- [Written exercise]
Write out the whole of the material exactly.
- - -
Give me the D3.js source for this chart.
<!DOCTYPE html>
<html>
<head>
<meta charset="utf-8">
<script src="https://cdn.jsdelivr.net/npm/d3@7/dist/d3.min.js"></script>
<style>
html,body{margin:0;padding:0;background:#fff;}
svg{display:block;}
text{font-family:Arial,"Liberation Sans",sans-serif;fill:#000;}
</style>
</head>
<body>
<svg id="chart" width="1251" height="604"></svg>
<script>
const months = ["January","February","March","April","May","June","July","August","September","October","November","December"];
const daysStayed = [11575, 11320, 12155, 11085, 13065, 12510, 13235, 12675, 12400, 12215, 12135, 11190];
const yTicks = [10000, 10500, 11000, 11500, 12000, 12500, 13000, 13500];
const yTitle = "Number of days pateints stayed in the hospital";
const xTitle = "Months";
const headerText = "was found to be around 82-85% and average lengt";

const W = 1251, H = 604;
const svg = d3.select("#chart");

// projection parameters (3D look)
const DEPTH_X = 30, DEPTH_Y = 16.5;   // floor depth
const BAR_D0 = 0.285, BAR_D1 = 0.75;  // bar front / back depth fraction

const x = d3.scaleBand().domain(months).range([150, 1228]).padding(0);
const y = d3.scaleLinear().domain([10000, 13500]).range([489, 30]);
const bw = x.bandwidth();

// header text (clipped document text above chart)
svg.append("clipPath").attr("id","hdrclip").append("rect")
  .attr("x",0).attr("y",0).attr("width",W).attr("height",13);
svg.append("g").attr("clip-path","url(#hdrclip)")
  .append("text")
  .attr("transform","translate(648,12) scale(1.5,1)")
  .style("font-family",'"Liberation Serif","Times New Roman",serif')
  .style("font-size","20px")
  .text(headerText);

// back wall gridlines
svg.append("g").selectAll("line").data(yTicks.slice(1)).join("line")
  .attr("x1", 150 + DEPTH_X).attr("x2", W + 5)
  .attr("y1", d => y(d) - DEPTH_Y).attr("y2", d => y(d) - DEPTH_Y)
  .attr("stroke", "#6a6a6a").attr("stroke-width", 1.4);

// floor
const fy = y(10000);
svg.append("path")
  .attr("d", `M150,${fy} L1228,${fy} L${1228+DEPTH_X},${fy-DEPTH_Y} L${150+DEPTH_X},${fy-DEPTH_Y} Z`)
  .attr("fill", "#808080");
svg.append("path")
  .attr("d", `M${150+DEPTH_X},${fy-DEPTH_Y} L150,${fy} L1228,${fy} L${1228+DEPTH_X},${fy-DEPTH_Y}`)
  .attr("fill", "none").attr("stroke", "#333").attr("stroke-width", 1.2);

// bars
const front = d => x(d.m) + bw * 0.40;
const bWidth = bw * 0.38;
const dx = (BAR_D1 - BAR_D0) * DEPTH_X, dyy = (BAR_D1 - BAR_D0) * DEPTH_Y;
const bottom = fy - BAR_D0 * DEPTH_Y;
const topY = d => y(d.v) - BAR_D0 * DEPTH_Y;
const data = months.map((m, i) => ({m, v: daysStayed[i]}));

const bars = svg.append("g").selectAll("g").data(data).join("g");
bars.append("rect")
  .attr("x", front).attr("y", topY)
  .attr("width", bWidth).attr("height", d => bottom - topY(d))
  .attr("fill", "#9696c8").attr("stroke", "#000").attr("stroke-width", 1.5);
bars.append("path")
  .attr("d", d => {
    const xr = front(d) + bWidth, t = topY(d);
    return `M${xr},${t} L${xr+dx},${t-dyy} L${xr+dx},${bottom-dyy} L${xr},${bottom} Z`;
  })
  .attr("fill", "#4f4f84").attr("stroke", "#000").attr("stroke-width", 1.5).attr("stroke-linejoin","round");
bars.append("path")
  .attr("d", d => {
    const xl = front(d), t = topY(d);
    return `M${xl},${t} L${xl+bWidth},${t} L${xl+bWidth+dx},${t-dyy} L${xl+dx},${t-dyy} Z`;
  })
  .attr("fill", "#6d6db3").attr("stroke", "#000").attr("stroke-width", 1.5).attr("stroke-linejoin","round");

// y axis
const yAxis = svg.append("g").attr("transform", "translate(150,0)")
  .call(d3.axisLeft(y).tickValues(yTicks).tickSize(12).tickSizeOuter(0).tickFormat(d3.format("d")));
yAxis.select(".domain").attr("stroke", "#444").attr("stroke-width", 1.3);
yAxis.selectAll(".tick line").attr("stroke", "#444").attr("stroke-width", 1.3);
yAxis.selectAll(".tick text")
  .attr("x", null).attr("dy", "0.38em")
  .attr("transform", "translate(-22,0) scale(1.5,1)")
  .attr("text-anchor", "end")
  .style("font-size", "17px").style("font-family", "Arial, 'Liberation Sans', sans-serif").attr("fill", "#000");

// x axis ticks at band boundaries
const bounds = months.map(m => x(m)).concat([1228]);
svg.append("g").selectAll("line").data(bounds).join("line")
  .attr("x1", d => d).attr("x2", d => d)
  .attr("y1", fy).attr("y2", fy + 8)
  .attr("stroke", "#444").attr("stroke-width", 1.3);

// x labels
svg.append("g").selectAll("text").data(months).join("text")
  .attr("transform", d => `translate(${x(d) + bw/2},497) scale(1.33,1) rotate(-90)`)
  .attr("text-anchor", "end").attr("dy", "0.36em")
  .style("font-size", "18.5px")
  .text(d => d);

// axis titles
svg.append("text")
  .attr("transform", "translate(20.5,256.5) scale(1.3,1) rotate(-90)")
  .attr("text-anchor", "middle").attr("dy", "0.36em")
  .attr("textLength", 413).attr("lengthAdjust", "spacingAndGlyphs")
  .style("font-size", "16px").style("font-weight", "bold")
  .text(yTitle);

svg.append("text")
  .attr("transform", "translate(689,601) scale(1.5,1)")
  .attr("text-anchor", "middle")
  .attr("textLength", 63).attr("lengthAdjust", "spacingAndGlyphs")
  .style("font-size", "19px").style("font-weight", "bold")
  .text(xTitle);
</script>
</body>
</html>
- - -
- [Output for this exercise]
Give me the D3.js source for this chart.
<!DOCTYPE html>
<html>
<head>
<meta charset="utf-8">
<script src="https://cdn.jsdelivr.net/npm/d3@7/dist/d3.min.js"></script>
<style>
html,body{margin:0;padding:0;background:#fff;}
svg{display:block;}
text{font-family:Arial,"Liberation Sans",sans-serif;fill:#000;}
</style>
</head>
<body>
<svg id="chart" width="1251" height="604"></svg>
<script>
const months = ["January","February","March","April","May","June","July","August","September","October","November","December"];
const daysStayed = [11575, 11320, 12155, 11085, 13065, 12510, 13235, 12675, 12400, 12215, 12135, 11190];
const yTicks = [10000, 10500, 11000, 11500, 12000, 12500, 13000, 13500];
const yTitle = "Number of days pateints stayed in the hospital";
const xTitle = "Months";
const headerText = "was found to be around 82-85% and average lengt";

const W = 1251, H = 604;
const svg = d3.select("#chart");

// projection parameters (3D look)
const DEPTH_X = 30, DEPTH_Y = 16.5;   // floor depth
const BAR_D0 = 0.285, BAR_D1 = 0.75;  // bar front / back depth fraction

const x = d3.scaleBand().domain(months).range([150, 1228]).padding(0);
const y = d3.scaleLinear().domain([10000, 13500]).range([489, 30]);
const bw = x.bandwidth();

// header text (clipped document text above chart)
svg.append("clipPath").attr("id","hdrclip").append("rect")
  .attr("x",0).attr("y",0).attr("width",W).attr("height",13);
svg.append("g").attr("clip-path","url(#hdrclip)")
  .append("text")
  .attr("transform","translate(648,12) scale(1.5,1)")
  .style("font-family",'"Liberation Serif","Times New Roman",serif')
  .style("font-size","20px")
  .text(headerText);

// back wall gridlines
svg.append("g").selectAll("line").data(yTicks.slice(1)).join("line")
  .attr("x1", 150 + DEPTH_X).attr("x2", W + 5)
  .attr("y1", d => y(d) - DEPTH_Y).attr("y2", d => y(d) - DEPTH_Y)
  .attr("stroke", "#6a6a6a").attr("stroke-width", 1.4);

// floor
const fy = y(10000);
svg.append("path")
  .attr("d", `M150,${fy} L1228,${fy} L${1228+DEPTH_X},${fy-DEPTH_Y} L${150+DEPTH_X},${fy-DEPTH_Y} Z`)
  .attr("fill", "#808080");
svg.append("path")
  .attr("d", `M${150+DEPTH_X},${fy-DEPTH_Y} L150,${fy} L1228,${fy} L${1228+DEPTH_X},${fy-DEPTH_Y}`)
  .attr("fill", "none").attr("stroke", "#333").attr("stroke-width", 1.2);

// bars
const front = d => x(d.m) + bw * 0.40;
const bWidth = bw * 0.38;
const dx = (BAR_D1 - BAR_D0) * DEPTH_X, dyy = (BAR_D1 - BAR_D0) * DEPTH_Y;
const bottom = fy - BAR_D0 * DEPTH_Y;
const topY = d => y(d.v) - BAR_D0 * DEPTH_Y;
const data = months.map((m, i) => ({m, v: daysStayed[i]}));

const bars = svg.append("g").selectAll("g").data(data).join("g");
bars.append("rect")
  .attr("x", front).attr("y", topY)
  .attr("width", bWidth).attr("height", d => bottom - topY(d))
  .attr("fill", "#9696c8").attr("stroke", "#000").attr("stroke-width", 1.5);
bars.append("path")
  .attr("d", d => {
    const xr = front(d) + bWidth, t = topY(d);
    return `M${xr},${t} L${xr+dx},${t-dyy} L${xr+dx},${bottom-dyy} L${xr},${bottom} Z`;
  })
  .attr("fill", "#4f4f84").attr("stroke", "#000").attr("stroke-width", 1.5).attr("stroke-linejoin","round");
bars.append("path")
  .attr("d", d => {
    const xl = front(d), t = topY(d);
    return `M${xl},${t} L${xl+bWidth},${t} L${xl+bWidth+dx},${t-dyy} L${xl+dx},${t-dyy} Z`;
  })
  .attr("fill", "#6d6db3").attr("stroke", "#000").attr("stroke-width", 1.5).attr("stroke-linejoin","round");

// y axis
const yAxis = svg.append("g").attr("transform", "translate(150,0)")
  .call(d3.axisLeft(y).tickValues(yTicks).tickSize(12).tickSizeOuter(0).tickFormat(d3.format("d")));
yAxis.select(".domain").attr("stroke", "#444").attr("stroke-width", 1.3);
yAxis.selectAll(".tick line").attr("stroke", "#444").attr("stroke-width", 1.3);
yAxis.selectAll(".tick text")
  .attr("x", null).attr("dy", "0.38em")
  .attr("transform", "translate(-22,0) scale(1.5,1)")
  .attr("text-anchor", "end")
  .style("font-size", "17px").style("font-family", "Arial, 'Liberation Sans', sans-serif").attr("fill", "#000");

// x axis ticks at band boundaries
const bounds = months.map(m => x(m)).concat([1228]);
svg.append("g").selectAll("line").data(bounds).join("line")
  .attr("x1", d => d).attr("x2", d => d)
  .attr("y1", fy).attr("y2", fy + 8)
  .attr("stroke", "#444").attr("stroke-width", 1.3);

// x labels
svg.append("g").selectAll("text").data(months).join("text")
  .attr("transform", d => `translate(${x(d) + bw/2},497) scale(1.33,1) rotate(-90)`)
  .attr("text-anchor", "end").attr("dy", "0.36em")
  .style("font-size", "18.5px")
  .text(d => d);

// axis titles
svg.append("text")
  .attr("transform", "translate(20.5,256.5) scale(1.3,1) rotate(-90)")
  .attr("text-anchor", "middle").attr("dy", "0.36em")
  .attr("textLength", 413).attr("lengthAdjust", "spacingAndGlyphs")
  .style("font-size", "16px").style("font-weight", "bold")
  .text(yTitle);

svg.append("text")
  .attr("transform", "translate(689,601) scale(1.5,1)")
  .attr("text-anchor", "middle")
  .attr("textLength", 63).attr("lengthAdjust", "spacingAndGlyphs")
  .style("font-size", "19px").style("font-weight", "bold")
  .text(xTitle);
</script>
</body>
</html>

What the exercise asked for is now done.